| Objective |
All of the lines below are to be transcribed faithfully, with pictures excluded from the copy.

| Collected material |
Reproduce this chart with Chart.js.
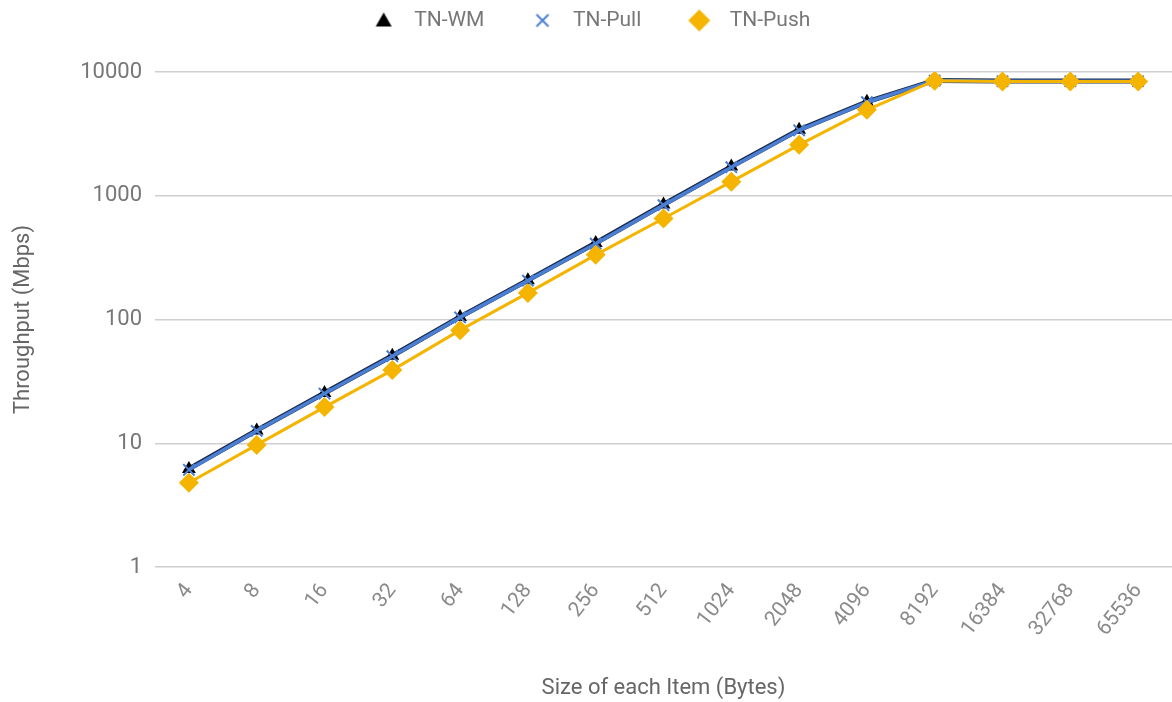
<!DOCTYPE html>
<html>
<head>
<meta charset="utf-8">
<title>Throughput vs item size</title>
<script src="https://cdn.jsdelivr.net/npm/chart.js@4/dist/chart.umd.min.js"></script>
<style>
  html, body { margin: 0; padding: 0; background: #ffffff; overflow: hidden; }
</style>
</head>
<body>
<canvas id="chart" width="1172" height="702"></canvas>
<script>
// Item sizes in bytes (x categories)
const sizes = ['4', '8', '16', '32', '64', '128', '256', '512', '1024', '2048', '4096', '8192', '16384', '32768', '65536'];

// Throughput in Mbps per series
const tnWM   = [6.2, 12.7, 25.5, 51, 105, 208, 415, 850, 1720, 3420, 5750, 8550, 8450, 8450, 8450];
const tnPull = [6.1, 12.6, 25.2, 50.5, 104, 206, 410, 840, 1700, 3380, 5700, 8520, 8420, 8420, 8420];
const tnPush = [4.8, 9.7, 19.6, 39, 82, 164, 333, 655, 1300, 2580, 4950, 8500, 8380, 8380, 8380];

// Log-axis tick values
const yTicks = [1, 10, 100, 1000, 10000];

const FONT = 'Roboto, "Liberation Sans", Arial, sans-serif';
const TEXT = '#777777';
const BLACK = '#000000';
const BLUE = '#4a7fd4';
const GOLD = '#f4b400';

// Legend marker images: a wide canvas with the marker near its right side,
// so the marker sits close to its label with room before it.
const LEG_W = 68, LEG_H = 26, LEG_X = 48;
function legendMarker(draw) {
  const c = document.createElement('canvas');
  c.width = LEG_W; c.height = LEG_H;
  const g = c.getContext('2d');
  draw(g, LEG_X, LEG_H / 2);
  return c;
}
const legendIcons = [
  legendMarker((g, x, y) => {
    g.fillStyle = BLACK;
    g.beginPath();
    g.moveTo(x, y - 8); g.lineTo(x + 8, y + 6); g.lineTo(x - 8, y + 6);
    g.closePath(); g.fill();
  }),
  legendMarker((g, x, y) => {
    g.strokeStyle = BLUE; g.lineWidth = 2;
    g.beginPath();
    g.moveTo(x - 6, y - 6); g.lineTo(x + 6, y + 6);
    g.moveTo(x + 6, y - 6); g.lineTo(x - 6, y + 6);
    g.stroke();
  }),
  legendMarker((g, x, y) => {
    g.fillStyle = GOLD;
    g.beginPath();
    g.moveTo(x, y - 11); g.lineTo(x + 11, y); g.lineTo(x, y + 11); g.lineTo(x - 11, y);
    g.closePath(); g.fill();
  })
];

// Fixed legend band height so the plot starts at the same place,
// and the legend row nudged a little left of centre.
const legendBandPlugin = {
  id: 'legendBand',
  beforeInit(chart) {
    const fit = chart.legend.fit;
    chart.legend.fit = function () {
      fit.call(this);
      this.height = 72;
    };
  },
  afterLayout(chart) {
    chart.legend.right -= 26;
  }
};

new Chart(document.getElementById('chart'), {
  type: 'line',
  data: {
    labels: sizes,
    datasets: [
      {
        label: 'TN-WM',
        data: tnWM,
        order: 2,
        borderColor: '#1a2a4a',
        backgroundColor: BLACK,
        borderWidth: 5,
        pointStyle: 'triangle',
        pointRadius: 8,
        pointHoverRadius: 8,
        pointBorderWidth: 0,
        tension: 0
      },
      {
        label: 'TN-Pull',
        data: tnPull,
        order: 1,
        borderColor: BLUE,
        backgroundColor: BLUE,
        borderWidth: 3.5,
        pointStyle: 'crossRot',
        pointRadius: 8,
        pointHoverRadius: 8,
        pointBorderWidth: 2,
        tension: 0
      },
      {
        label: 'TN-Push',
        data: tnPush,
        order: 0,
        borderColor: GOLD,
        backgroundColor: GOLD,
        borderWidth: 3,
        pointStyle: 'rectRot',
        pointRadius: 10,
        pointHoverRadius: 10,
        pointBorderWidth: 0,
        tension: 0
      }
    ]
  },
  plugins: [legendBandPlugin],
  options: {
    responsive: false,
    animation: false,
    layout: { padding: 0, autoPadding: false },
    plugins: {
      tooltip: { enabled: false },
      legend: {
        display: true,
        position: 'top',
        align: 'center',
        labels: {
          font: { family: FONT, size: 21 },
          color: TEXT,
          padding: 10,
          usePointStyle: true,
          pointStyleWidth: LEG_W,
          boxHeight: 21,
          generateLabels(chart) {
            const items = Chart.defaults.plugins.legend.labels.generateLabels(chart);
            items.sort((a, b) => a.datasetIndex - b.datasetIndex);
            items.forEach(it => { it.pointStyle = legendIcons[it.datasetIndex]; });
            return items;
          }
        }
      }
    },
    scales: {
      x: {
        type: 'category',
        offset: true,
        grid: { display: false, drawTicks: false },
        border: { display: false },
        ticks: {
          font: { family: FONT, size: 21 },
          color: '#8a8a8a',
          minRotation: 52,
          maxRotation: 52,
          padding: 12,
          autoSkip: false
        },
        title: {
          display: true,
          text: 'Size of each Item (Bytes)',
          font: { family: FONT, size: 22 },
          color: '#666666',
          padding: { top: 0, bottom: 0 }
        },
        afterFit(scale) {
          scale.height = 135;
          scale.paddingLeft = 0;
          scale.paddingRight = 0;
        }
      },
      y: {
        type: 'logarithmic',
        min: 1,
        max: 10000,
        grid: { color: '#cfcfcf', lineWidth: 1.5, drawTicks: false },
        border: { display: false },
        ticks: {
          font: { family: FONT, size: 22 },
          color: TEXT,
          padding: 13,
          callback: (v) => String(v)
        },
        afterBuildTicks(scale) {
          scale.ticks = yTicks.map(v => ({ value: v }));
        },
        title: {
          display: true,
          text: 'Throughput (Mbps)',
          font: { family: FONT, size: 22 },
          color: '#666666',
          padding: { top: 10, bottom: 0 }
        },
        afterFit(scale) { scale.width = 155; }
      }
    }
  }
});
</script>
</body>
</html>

| Task solution |
Reproduce this chart with Chart.js.
<!DOCTYPE html>
<html>
<head>
<meta charset="utf-8">
<title>Throughput vs item size</title>
<script src="https://cdn.jsdelivr.net/npm/chart.js@4/dist/chart.umd.min.js"></script>
<style>
  html, body { margin: 0; padding: 0; background: #ffffff; overflow: hidden; }
</style>
</head>
<body>
<canvas id="chart" width="1172" height="702"></canvas>
<script>
// Item sizes in bytes (x categories)
const sizes = ['4', '8', '16', '32', '64', '128', '256', '512', '1024', '2048', '4096', '8192', '16384', '32768', '65536'];

// Throughput in Mbps per series
const tnWM   = [6.2, 12.7, 25.5, 51, 105, 208, 415, 850, 1720, 3420, 5750, 8550, 8450, 8450, 8450];
const tnPull = [6.1, 12.6, 25.2, 50.5, 104, 206, 410, 840, 1700, 3380, 5700, 8520, 8420, 8420, 8420];
const tnPush = [4.8, 9.7, 19.6, 39, 82, 164, 333, 655, 1300, 2580, 4950, 8500, 8380, 8380, 8380];

// Log-axis tick values
const yTicks = [1, 10, 100, 1000, 10000];

const FONT = 'Roboto, "Liberation Sans", Arial, sans-serif';
const TEXT = '#777777';
const BLACK = '#000000';
const BLUE = '#4a7fd4';
const GOLD = '#f4b400';

// Legend marker images: a wide canvas with the marker near its right side,
// so the marker sits close to its label with room before it.
const LEG_W = 68, LEG_H = 26, LEG_X = 48;
function legendMarker(draw) {
  const c = document.createElement('canvas');
  c.width = LEG_W; c.height = LEG_H;
  const g = c.getContext('2d');
  draw(g, LEG_X, LEG_H / 2);
  return c;
}
const legendIcons = [
  legendMarker((g, x, y) => {
    g.fillStyle = BLACK;
    g.beginPath();
    g.moveTo(x, y - 8); g.lineTo(x + 8, y + 6); g.lineTo(x - 8, y + 6);
    g.closePath(); g.fill();
  }),
  legendMarker((g, x, y) => {
    g.strokeStyle = BLUE; g.lineWidth = 2;
    g.beginPath();
    g.moveTo(x - 6, y - 6); g.lineTo(x + 6, y + 6);
    g.moveTo(x + 6, y - 6); g.lineTo(x - 6, y + 6);
    g.stroke();
  }),
  legendMarker((g, x, y) => {
    g.fillStyle = GOLD;
    g.beginPath();
    g.moveTo(x, y - 11); g.lineTo(x + 11, y); g.lineTo(x, y + 11); g.lineTo(x - 11, y);
    g.closePath(); g.fill();
  })
];

// Fixed legend band height so the plot starts at the same place,
// and the legend row nudged a little left of centre.
const legendBandPlugin = {
  id: 'legendBand',
  beforeInit(chart) {
    const fit = chart.legend.fit;
    chart.legend.fit = function () {
      fit.call(this);
      this.height = 72;
    };
  },
  afterLayout(chart) {
    chart.legend.right -= 26;
  }
};

new Chart(document.getElementById('chart'), {
  type: 'line',
  data: {
    labels: sizes,
    datasets: [
      {
        label: 'TN-WM',
        data: tnWM,
        order: 2,
        borderColor: '#1a2a4a',
        backgroundColor: BLACK,
        borderWidth: 5,
        pointStyle: 'triangle',
        pointRadius: 8,
        pointHoverRadius: 8,
        pointBorderWidth: 0,
        tension: 0
      },
      {
        label: 'TN-Pull',
        data: tnPull,
        order: 1,
        borderColor: BLUE,
        backgroundColor: BLUE,
        borderWidth: 3.5,
        pointStyle: 'crossRot',
        pointRadius: 8,
        pointHoverRadius: 8,
        pointBorderWidth: 2,
        tension: 0
      },
      {
        label: 'TN-Push',
        data: tnPush,
        order: 0,
        borderColor: GOLD,
        backgroundColor: GOLD,
        borderWidth: 3,
        pointStyle: 'rectRot',
        pointRadius: 10,
        pointHoverRadius: 10,
        pointBorderWidth: 0,
        tension: 0
      }
    ]
  },
  plugins: [legendBandPlugin],
  options: {
    responsive: false,
    animation: false,
    layout: { padding: 0, autoPadding: false },
    plugins: {
      tooltip: { enabled: false },
      legend: {
        display: true,
        position: 'top',
        align: 'center',
        labels: {
          font: { family: FONT, size: 21 },
          color: TEXT,
          padding: 10,
          usePointStyle: true,
          pointStyleWidth: LEG_W,
          boxHeight: 21,
          generateLabels(chart) {
            const items = Chart.defaults.plugins.legend.labels.generateLabels(chart);
            items.sort((a, b) => a.datasetIndex - b.datasetIndex);
            items.forEach(it => { it.pointStyle = legendIcons[it.datasetIndex]; });
            return items;
          }
        }
      }
    },
    scales: {
      x: {
        type: 'category',
        offset: true,
        grid: { display: false, drawTicks: false },
        border: { display: false },
        ticks: {
          font: { family: FONT, size: 21 },
          color: '#8a8a8a',
          minRotation: 52,
          maxRotation: 52,
          padding: 12,
          autoSkip: false
        },
        title: {
          display: true,
          text: 'Size of each Item (Bytes)',
          font: { family: FONT, size: 22 },
          color: '#666666',
          padding: { top: 0, bottom: 0 }
        },
        afterFit(scale) {
          scale.height = 135;
          scale.paddingLeft = 0;
          scale.paddingRight = 0;
        }
      },
      y: {
        type: 'logarithmic',
        min: 1,
        max: 10000,
        grid: { color: '#cfcfcf', lineWidth: 1.5, drawTicks: false },
        border: { display: false },
        ticks: {
          font: { family: FONT, size: 22 },
          color: TEXT,
          padding: 13,
          callback: (v) => String(v)
        },
        afterBuildTicks(scale) {
          scale.ticks = yTicks.map(v => ({ value: v }));
        },
        title: {
          display: true,
          text: 'Throughput (Mbps)',
          font: { family: FONT, size: 22 },
          color: '#666666',
          padding: { top: 10, bottom: 0 }
        },
        afterFit(scale) { scale.width = 155; }
      }
    }
  }
});
</script>
</body>
</html>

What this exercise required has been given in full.